Another thread centered on the frustration of not being able to control what others choose. This is not unique to caregiving. We first experience it as children watching parents make decisions for us. Later as parents ourselves. In careers. In friendships. In politics. It never gets easier.
But in caregiving, it cuts deeper.
The caregiver is often the “healthy” one. The organized one. The one managing logistics. So when the care recipient makes a decision we wouldn’t make — about treatment, risk, or priorities — the hurt can feel personal.
Self-doubt creeps in:
- Am I not persuasive enough?
- Am I failing to protect them?
- Do I matter in this decision?
There was a reference to a Washington Post article noting that doctors often choose different end-of-life treatments for themselves than they recommend to patients. Similar discussions have appeared in The Atlantic and other outlets examining how physicians frequently decline aggressive interventions for themselves.
It’s easy to call this hypocrisy. But the reframe is more nuanced.
Doctors are trained to heal. To intervene. To pursue the “big win.” They are operating within a system designed to extend life. Yet when facing their own mortality, many choose quality over quantity.

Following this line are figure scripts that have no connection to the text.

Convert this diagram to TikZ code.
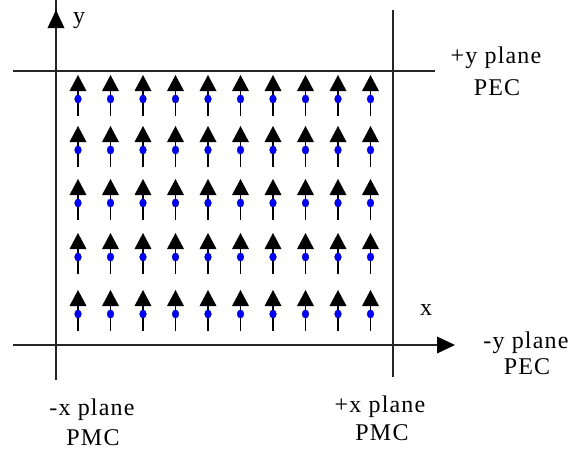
\documentclass[tikz,border=0pt]{standalone}
\usepackage{fontspec}
\setmainfont{Liberation Serif}[LetterSpace=5]
\begin{document}
\begin{tikzpicture}[x=1pt,y=-1pt,
  axis/.style={line width=1.3pt,draw=black!85},
  stem/.style={line width=1.7pt},
  dotmark/.style={fill=blue,draw=blue!50!black,line width=0.3pt},
  lbl/.style={anchor=base,inner sep=0pt,font=\fontsize{24}{28}\selectfont}]
\useasboundingbox (0,0) rectangle (573,453);
% axes and planes
\coordinate (yb) at (56,380); \coordinate (yt) at (56,10);
\coordinate (tl) at (13,71); \coordinate (tr) at (435,71);
\coordinate (bl) at (13,345); \coordinate (br) at (455,345);
\coordinate (rt) at (393,10); \coordinate (rb) at (393,377);
\draw[axis] (yb) -- ([yshift=15]yt);
\fill (yt) -- ++(-8.5,18) -- ++(17,0) -- cycle;
\draw[axis] (tl) -- (tr);
\draw[axis] (bl) -- ([xshift=-15]br);
\fill (br) -- ++(-18,-8.5) -- ++(0,17) -- cycle;
\draw[axis] (rt) -- (rb);
% field arrows
\foreach \t in {75,126,179,233,290}{
  \foreach \i in {0,...,9}{
    \pgfmathsetmacro{\xx}{78+32.5*\i}
    \draw[stem] (\xx,\t+41) -- (\xx,\t+14);
    \fill (\xx,\t) -- (\xx-8.5,\t+16) -- (\xx+8.5,\t+16) -- cycle;
    \path[dotmark] (\xx,\t+24) ellipse (3.4pt and 4.2pt);
  }
}
% labels
\node[lbl] (ylab) at (79,23) {y};
\node[lbl] (xlab) at (426,315) {x};
\node[lbl] (pyl1) at (496,63) {+y plane};
\node[lbl] (pyl2) at (497,95) {PEC};
\node[lbl] (myl1) at (526,348) {-y plane};
\node[lbl] (myl2) at (527,374) {PEC};
\node[lbl] (pxl1) at (380,412) {+x plane};
\node[lbl] (pxl2) at (382,440) {PMC};
\node[lbl] (mxl1) at (92,415) {-x plane};
\node[lbl] (mxl2) at (93,445) {PMC};
\end{tikzpicture}
\end{document}
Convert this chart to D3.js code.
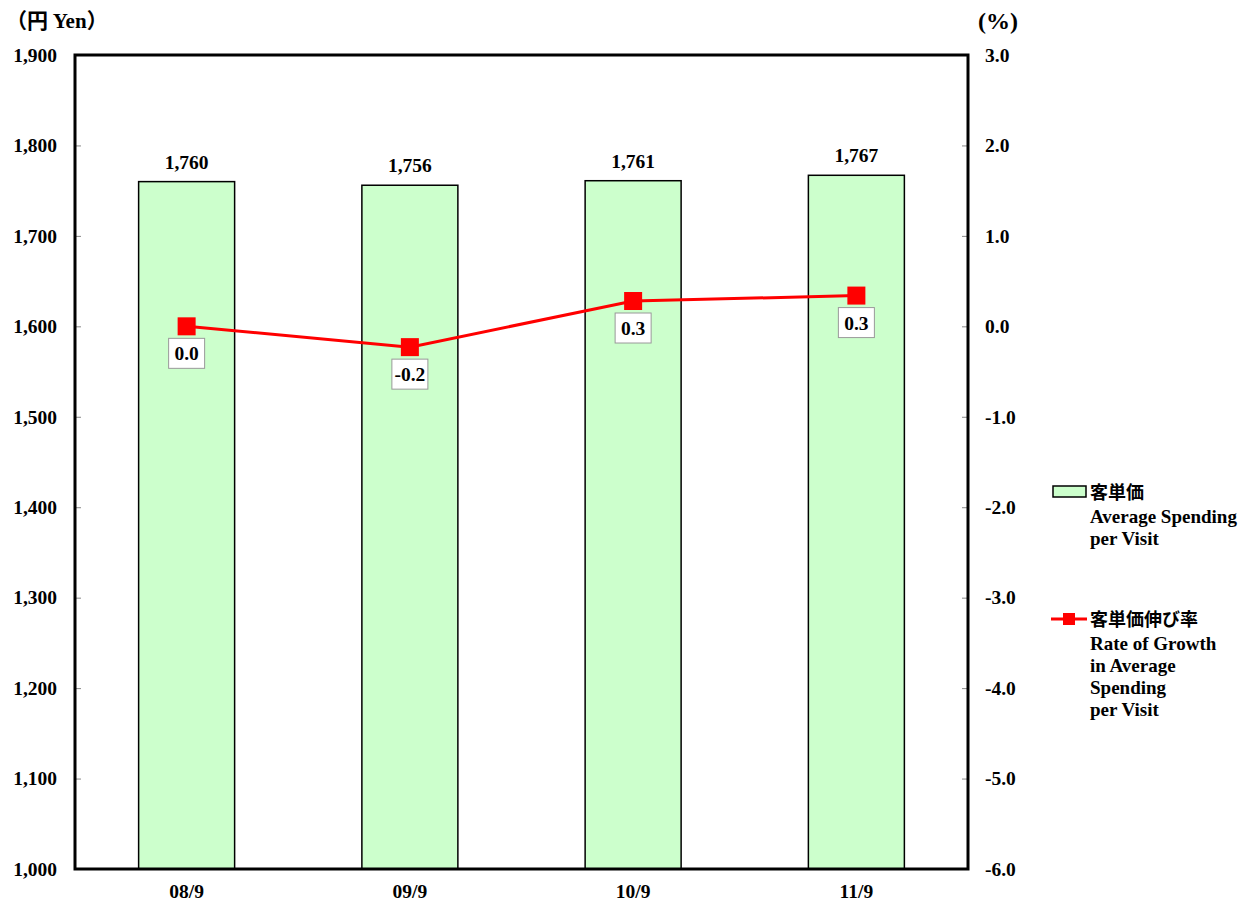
<!DOCTYPE html>
<html><head><meta charset="utf-8">
<script src="https://cdn.jsdelivr.net/npm/d3@7"></script>
<style>
body{margin:0;background:#fff;}
text{font-family:"Liberation Serif","DejaVu Serif",serif;font-weight:bold;fill:#000;}
.jp{font-family:"Noto Sans CJK JP",sans-serif;font-weight:bold;}
</style></head>
<body><svg id="c" width="1252" height="908"></svg>
<script>
const categories = ["08/9","09/9","10/9","11/9"];
const spending = [1760,1756,1761,1767];
const growth = [0.0,-0.23,0.28,0.34];
const leftTicks = [1000,1100,1200,1300,1400,1500,1600,1700,1800,1900];
const rightTicks = [-6,-5,-4,-3,-2,-1,0,1,2,3];

const svg = d3.select("#c");
const L=75,R=968,T=55,B=869;
const x = d3.scaleBand().domain(categories).range([L,R]).paddingInner(0.57).paddingOuter(0.285);
const yL = d3.scaleLinear().domain([1000,1900]).range([B,T]);
const yR = d3.scaleLinear().domain([-6,3]).range([B,T]);
const fmt1 = d=>d3.format(".1f")(d).replace("−","-");
const FS = 19.5;

// bars
svg.selectAll("rect.bar").data(spending).enter().append("rect")
  .attr("x",(d,i)=>x(categories[i])).attr("width",x.bandwidth())
  .attr("y",d=>yL(d)).attr("height",d=>B-yL(d))
  .attr("fill","#ccffcc").attr("stroke","#000").attr("stroke-width",1.5);
svg.selectAll("text.bl").data(spending).enter().append("text")
  .attr("x",(d,i)=>x(categories[i])+x.bandwidth()/2).attr("y",d=>yL(d)-13)
  .attr("text-anchor","middle").attr("font-size",FS).text(d3.format(",")) ;

// axes
const la = d3.axisLeft(yL).tickValues(leftTicks).tickFormat(d3.format(",")).tickSize(-6).tickPadding(18);
const gl = svg.append("g").attr("transform",`translate(${L},0)`).call(la);
const ra = d3.axisRight(yR).tickValues(rightTicks).tickFormat(fmt1).tickSize(-6).tickPadding(17);
const gr = svg.append("g").attr("transform",`translate(${R},0)`).call(ra);
const xa = d3.axisBottom(x).tickSize(0).tickPadding(15);
const gx = svg.append("g").attr("transform",`translate(0,${B})`).call(xa);
[gl,gr,gx].forEach(g=>{
  g.select(".domain").remove();
  g.selectAll(".tick line").attr("stroke","#888").attr("stroke-width",1);
  g.selectAll(".tick text").attr("font-size",FS).attr("font-family","Liberation Serif").attr("font-weight","bold").attr("fill","#000");
});
// frame
svg.append("rect").attr("x",L).attr("y",T).attr("width",R-L).attr("height",B-T)
  .attr("fill","none").attr("stroke","#000").attr("stroke-width",3);

// line
const cx = (d,i)=>x(categories[i])+x.bandwidth()/2;
svg.append("path").datum(growth)
  .attr("d",d3.line().x(cx).y(d=>yR(d)))
  .attr("fill","none").attr("stroke","#ff0000").attr("stroke-width",3);
svg.selectAll("rect.pt").data(growth).enter().append("rect")
  .attr("x",(d,i)=>cx(d,i)-9).attr("y",d=>yR(d)-9).attr("width",18).attr("height",18)
  .attr("fill","#ff0000");
const lg = svg.selectAll("g.pl").data(growth).enter().append("g");
lg.append("rect").attr("x",(d,i)=>cx(d,i)-18).attr("y",d=>yR(d)+12).attr("width",36).attr("height",30)
  .attr("fill","#fff").attr("stroke","#999").attr("stroke-width",1);
lg.append("text").attr("x",(d,i)=>cx(d,i)).attr("y",d=>yR(d)+34).attr("text-anchor","middle")
  .attr("font-size",FS).text(fmt1);

// axis titles
const t1 = svg.append("text").attr("x",6).attr("y",28);
t1.append("tspan").attr("class","jp").attr("font-size",21).attr("font-weight","normal").text("（円 ");
t1.append("tspan").attr("font-size",21).text("Yen");
t1.append("tspan").attr("class","jp").attr("font-size",21).attr("font-weight","normal").text("）");
svg.append("text").attr("x",978).attr("y",29).attr("font-size",24).attr("font-weight","normal").text("(%)");

// legend
const LFS = 19;
svg.append("rect").attr("x",1053).attr("y",486).attr("width",33).attr("height",11)
  .attr("fill","#ccffcc").attr("stroke","#000").attr("stroke-width",1.5);
svg.append("text").attr("class","jp").attr("x",1090).attr("y",499).attr("font-size",18).text("客単価");
["Average Spending","per Visit"].forEach((s,i)=>svg.append("text").attr("x",1090).attr("y",523+i*22).attr("font-size",LFS).text(s));
svg.append("line").attr("x1",1051).attr("x2",1087).attr("y1",619).attr("y2",619).attr("stroke","#ff0000").attr("stroke-width",3);
svg.append("rect").attr("x",1063).attr("y",613).attr("width",12).attr("height",12).attr("fill","#ff0000");
svg.append("text").attr("class","jp").attr("x",1090).attr("y",626).attr("font-size",18).text("客単価伸び率");
["Rate of Growth","in Average","Spending","per Visit"].forEach((s,i)=>svg.append("text").attr("x",1090).attr("y",650+i*22).attr("font-size",LFS).text(s));
</script></body></html>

Caregiving lives in this gray space.
There may not be a cure. There may only be trade-offs.
This is why shared decision-making frameworks matter.
Resources
The Conversation Project — These tools ground hope in clarity. When caregivers articulate what matters most, what trade-offs are acceptable, and what quality of life means, hope becomes anchored in values, not outcomes. Look at the What Matters to Me workbook.
MyHealthPriorities.org — This framework helps older adults and caregivers define top health priorities and what they are willing or unwilling to do for possible benefit. It helps transition from “Let’s try everything” to “Let’s try what aligns with our priorities.” That’s hope with boundaries.
Five Wishes — In caregiving, the illusion of control often shows up in two ways: we try to control outcomes (the illness, the decline, the timing), and we try to control decisions in advance so we won’t be blindsided later. Five Wishes sits right in the middle of that tension.
On the surface, it looks like a control document: fill it out, check the boxes, clarify preferences, prevent chaos. But its deeper value isn’t control — it’s clarity.
Five Wishes as an antidote to false control. The illusion: “If we plan everything perfectly, we can prevent suffering.” The reality: we cannot control disease progression, crisis timing, or how emotions will feel in the moment. What Five Wishes actually gives you is not control over outcomes — but alignment when outcomes are uncertain.
It shifts the focus from “How do we stop this from happening?” to “How do we want to respond when it does?” That’s a very different kind of power.
But even these documents are living frameworks.
It’s easy to say “I wouldn’t want life-sustaining treatment” when it’s hypothetical. It is much harder when the ventilator is in the room.
Values evolve as illness evolves.
Caregiving requires flexibility — not rigid loyalty to decisions made in easier times.